[To do]:
Copy out all the lines exactly. Omit pictures.

######

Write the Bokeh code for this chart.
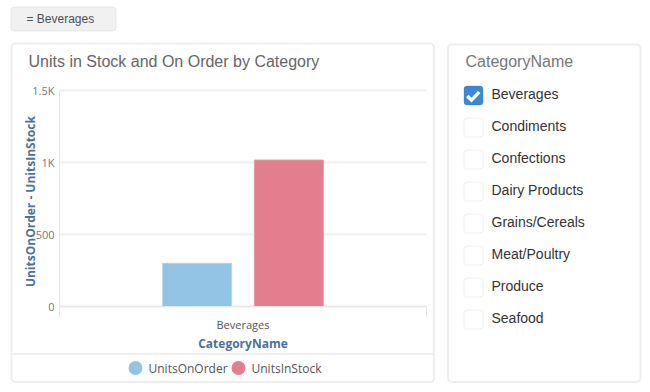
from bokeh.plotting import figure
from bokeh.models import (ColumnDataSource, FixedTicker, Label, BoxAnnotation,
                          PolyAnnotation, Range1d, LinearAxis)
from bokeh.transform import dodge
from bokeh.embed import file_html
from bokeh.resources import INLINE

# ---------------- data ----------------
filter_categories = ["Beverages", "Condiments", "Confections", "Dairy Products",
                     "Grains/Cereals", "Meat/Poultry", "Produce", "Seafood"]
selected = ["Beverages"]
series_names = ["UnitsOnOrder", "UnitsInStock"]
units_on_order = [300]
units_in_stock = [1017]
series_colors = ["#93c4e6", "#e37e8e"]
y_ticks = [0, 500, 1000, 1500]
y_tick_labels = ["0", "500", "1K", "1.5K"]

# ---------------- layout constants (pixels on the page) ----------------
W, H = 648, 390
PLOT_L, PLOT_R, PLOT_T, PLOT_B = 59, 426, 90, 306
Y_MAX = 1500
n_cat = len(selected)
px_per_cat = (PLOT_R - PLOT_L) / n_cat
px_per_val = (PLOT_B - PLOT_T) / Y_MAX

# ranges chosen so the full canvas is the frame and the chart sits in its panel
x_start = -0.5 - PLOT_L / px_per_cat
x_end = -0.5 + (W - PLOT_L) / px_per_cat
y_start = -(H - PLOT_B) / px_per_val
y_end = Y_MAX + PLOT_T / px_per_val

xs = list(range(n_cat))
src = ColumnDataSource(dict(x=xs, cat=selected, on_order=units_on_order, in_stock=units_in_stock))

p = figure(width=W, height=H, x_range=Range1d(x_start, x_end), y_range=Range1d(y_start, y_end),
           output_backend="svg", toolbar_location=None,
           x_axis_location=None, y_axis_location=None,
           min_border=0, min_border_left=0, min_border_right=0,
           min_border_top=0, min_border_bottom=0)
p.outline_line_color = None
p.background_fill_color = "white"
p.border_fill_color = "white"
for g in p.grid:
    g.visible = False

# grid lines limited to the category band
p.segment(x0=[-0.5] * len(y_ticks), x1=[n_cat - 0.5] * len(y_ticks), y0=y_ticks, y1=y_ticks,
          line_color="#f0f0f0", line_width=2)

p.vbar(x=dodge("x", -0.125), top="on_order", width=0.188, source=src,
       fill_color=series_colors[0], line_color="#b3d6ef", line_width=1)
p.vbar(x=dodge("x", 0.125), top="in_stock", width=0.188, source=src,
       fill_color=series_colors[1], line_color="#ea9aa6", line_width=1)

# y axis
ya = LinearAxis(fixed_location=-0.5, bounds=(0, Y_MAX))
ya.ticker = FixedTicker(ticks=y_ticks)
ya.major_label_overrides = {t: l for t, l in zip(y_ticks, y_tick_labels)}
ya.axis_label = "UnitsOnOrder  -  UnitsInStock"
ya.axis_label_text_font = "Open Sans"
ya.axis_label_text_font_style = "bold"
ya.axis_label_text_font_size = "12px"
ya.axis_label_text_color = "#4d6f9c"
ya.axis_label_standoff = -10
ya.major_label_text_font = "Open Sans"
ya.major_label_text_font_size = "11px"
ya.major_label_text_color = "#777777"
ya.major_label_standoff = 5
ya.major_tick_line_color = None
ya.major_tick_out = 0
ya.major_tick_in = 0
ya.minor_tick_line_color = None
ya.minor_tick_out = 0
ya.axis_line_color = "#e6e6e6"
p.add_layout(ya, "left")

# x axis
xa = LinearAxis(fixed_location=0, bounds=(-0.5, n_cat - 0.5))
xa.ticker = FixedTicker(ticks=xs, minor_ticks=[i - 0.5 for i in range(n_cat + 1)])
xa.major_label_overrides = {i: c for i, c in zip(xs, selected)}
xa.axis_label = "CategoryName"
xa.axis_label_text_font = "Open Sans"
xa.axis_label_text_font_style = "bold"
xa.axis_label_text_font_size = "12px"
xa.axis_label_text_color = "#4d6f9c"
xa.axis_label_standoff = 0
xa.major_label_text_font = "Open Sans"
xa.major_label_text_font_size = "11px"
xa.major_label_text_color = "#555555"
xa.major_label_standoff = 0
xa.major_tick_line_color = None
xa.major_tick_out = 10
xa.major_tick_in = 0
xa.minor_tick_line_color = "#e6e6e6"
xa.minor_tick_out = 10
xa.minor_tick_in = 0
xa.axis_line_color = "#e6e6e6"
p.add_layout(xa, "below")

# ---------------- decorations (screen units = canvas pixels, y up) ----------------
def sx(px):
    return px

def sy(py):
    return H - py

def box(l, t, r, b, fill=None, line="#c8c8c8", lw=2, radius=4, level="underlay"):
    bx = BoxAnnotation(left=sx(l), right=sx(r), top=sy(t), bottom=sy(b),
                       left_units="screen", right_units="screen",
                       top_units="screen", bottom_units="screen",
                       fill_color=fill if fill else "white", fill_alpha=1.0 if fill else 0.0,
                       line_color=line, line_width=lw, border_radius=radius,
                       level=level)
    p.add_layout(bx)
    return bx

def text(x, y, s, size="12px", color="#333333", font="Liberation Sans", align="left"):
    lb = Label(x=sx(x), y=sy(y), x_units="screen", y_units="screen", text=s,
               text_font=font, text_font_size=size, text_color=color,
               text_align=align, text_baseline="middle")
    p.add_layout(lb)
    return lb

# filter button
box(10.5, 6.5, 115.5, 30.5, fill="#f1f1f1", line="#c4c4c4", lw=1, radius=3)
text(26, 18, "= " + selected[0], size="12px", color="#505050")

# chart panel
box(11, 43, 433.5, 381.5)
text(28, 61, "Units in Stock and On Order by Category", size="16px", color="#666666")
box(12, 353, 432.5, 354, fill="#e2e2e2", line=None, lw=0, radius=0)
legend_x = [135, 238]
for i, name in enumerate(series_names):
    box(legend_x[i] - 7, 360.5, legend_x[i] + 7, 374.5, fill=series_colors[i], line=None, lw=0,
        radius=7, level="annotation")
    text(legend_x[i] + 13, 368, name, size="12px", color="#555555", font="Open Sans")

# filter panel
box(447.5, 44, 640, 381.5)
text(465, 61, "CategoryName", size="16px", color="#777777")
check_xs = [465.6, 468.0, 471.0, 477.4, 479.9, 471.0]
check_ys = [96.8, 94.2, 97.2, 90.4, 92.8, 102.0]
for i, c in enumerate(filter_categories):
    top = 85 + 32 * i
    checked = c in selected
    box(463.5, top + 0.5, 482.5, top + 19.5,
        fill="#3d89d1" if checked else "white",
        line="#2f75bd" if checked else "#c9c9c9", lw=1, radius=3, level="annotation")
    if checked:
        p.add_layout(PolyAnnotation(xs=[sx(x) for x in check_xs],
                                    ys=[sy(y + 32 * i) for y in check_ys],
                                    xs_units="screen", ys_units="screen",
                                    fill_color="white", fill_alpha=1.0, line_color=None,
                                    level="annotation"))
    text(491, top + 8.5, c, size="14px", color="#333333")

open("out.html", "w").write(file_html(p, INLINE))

######

[Finished exercise]:
Write the Bokeh code for this chart.
from bokeh.plotting import figure
from bokeh.models import (ColumnDataSource, FixedTicker, Label, BoxAnnotation,
                          PolyAnnotation, Range1d, LinearAxis)
from bokeh.transform import dodge
from bokeh.embed import file_html
from bokeh.resources import INLINE

# ---------------- data ----------------
filter_categories = ["Beverages", "Condiments", "Confections", "Dairy Products",
                     "Grains/Cereals", "Meat/Poultry", "Produce", "Seafood"]
selected = ["Beverages"]
series_names = ["UnitsOnOrder", "UnitsInStock"]
units_on_order = [300]
units_in_stock = [1017]
series_colors = ["#93c4e6", "#e37e8e"]
y_ticks = [0, 500, 1000, 1500]
y_tick_labels = ["0", "500", "1K", "1.5K"]

# ---------------- layout constants (pixels on the page) ----------------
W, H = 648, 390
PLOT_L, PLOT_R, PLOT_T, PLOT_B = 59, 426, 90, 306
Y_MAX = 1500
n_cat = len(selected)
px_per_cat = (PLOT_R - PLOT_L) / n_cat
px_per_val = (PLOT_B - PLOT_T) / Y_MAX

# ranges chosen so the full canvas is the frame and the chart sits in its panel
x_start = -0.5 - PLOT_L / px_per_cat
x_end = -0.5 + (W - PLOT_L) / px_per_cat
y_start = -(H - PLOT_B) / px_per_val
y_end = Y_MAX + PLOT_T / px_per_val

xs = list(range(n_cat))
src = ColumnDataSource(dict(x=xs, cat=selected, on_order=units_on_order, in_stock=units_in_stock))

p = figure(width=W, height=H, x_range=Range1d(x_start, x_end), y_range=Range1d(y_start, y_end),
           output_backend="svg", toolbar_location=None,
           x_axis_location=None, y_axis_location=None,
           min_border=0, min_border_left=0, min_border_right=0,
           min_border_top=0, min_border_bottom=0)
p.outline_line_color = None
p.background_fill_color = "white"
p.border_fill_color = "white"
for g in p.grid:
    g.visible = False

# grid lines limited to the category band
p.segment(x0=[-0.5] * len(y_ticks), x1=[n_cat - 0.5] * len(y_ticks), y0=y_ticks, y1=y_ticks,
          line_color="#f0f0f0", line_width=2)

p.vbar(x=dodge("x", -0.125), top="on_order", width=0.188, source=src,
       fill_color=series_colors[0], line_color="#b3d6ef", line_width=1)
p.vbar(x=dodge("x", 0.125), top="in_stock", width=0.188, source=src,
       fill_color=series_colors[1], line_color="#ea9aa6", line_width=1)

# y axis
ya = LinearAxis(fixed_location=-0.5, bounds=(0, Y_MAX))
ya.ticker = FixedTicker(ticks=y_ticks)
ya.major_label_overrides = {t: l for t, l in zip(y_ticks, y_tick_labels)}
ya.axis_label = "UnitsOnOrder  -  UnitsInStock"
ya.axis_label_text_font = "Open Sans"
ya.axis_label_text_font_style = "bold"
ya.axis_label_text_font_size = "12px"
ya.axis_label_text_color = "#4d6f9c"
ya.axis_label_standoff = -10
ya.major_label_text_font = "Open Sans"
ya.major_label_text_font_size = "11px"
ya.major_label_text_color = "#777777"
ya.major_label_standoff = 5
ya.major_tick_line_color = None
ya.major_tick_out = 0
ya.major_tick_in = 0
ya.minor_tick_line_color = None
ya.minor_tick_out = 0
ya.axis_line_color = "#e6e6e6"
p.add_layout(ya, "left")

# x axis
xa = LinearAxis(fixed_location=0, bounds=(-0.5, n_cat - 0.5))
xa.ticker = FixedTicker(ticks=xs, minor_ticks=[i - 0.5 for i in range(n_cat + 1)])
xa.major_label_overrides = {i: c for i, c in zip(xs, selected)}
xa.axis_label = "CategoryName"
xa.axis_label_text_font = "Open Sans"
xa.axis_label_text_font_style = "bold"
xa.axis_label_text_font_size = "12px"
xa.axis_label_text_color = "#4d6f9c"
xa.axis_label_standoff = 0
xa.major_label_text_font = "Open Sans"
xa.major_label_text_font_size = "11px"
xa.major_label_text_color = "#555555"
xa.major_label_standoff = 0
xa.major_tick_line_color = None
xa.major_tick_out = 10
xa.major_tick_in = 0
xa.minor_tick_line_color = "#e6e6e6"
xa.minor_tick_out = 10
xa.minor_tick_in = 0
xa.axis_line_color = "#e6e6e6"
p.add_layout(xa, "below")

# ---------------- decorations (screen units = canvas pixels, y up) ----------------
def sx(px):
    return px

def sy(py):
    return H - py

def box(l, t, r, b, fill=None, line="#c8c8c8", lw=2, radius=4, level="underlay"):
    bx = BoxAnnotation(left=sx(l), right=sx(r), top=sy(t), bottom=sy(b),
                       left_units="screen", right_units="screen",
                       top_units="screen", bottom_units="screen",
                       fill_color=fill if fill else "white", fill_alpha=1.0 if fill else 0.0,
                       line_color=line, line_width=lw, border_radius=radius,
                       level=level)
    p.add_layout(bx)
    return bx

def text(x, y, s, size="12px", color="#333333", font="Liberation Sans", align="left"):
    lb = Label(x=sx(x), y=sy(y), x_units="screen", y_units="screen", text=s,
               text_font=font, text_font_size=size, text_color=color,
               text_align=align, text_baseline="middle")
    p.add_layout(lb)
    return lb

# filter button
box(10.5, 6.5, 115.5, 30.5, fill="#f1f1f1", line="#c4c4c4", lw=1, radius=3)
text(26, 18, "= " + selected[0], size="12px", color="#505050")

# chart panel
box(11, 43, 433.5, 381.5)
text(28, 61, "Units in Stock and On Order by Category", size="16px", color="#666666")
box(12, 353, 432.5, 354, fill="#e2e2e2", line=None, lw=0, radius=0)
legend_x = [135, 238]
for i, name in enumerate(series_names):
    box(legend_x[i] - 7, 360.5, legend_x[i] + 7, 374.5, fill=series_colors[i], line=None, lw=0,
        radius=7, level="annotation")
    text(legend_x[i] + 13, 368, name, size="12px", color="#555555", font="Open Sans")

# filter panel
box(447.5, 44, 640, 381.5)
text(465, 61, "CategoryName", size="16px", color="#777777")
check_xs = [465.6, 468.0, 471.0, 477.4, 479.9, 471.0]
check_ys = [96.8, 94.2, 97.2, 90.4, 92.8, 102.0]
for i, c in enumerate(filter_categories):
    top = 85 + 32 * i
    checked = c in selected
    box(463.5, top + 0.5, 482.5, top + 19.5,
        fill="#3d89d1" if checked else "white",
        line="#2f75bd" if checked else "#c9c9c9", lw=1, radius=3, level="annotation")
    if checked:
        p.add_layout(PolyAnnotation(xs=[sx(x) for x in check_xs],
                                    ys=[sy(y + 32 * i) for y in check_ys],
                                    xs_units="screen", ys_units="screen",
                                    fill_color="white", fill_alpha=1.0, line_color=None,
                                    level="annotation"))
    text(491, top + 8.5, c, size="14px", color="#333333")

open("out.html", "w").write(file_html(p, INLINE))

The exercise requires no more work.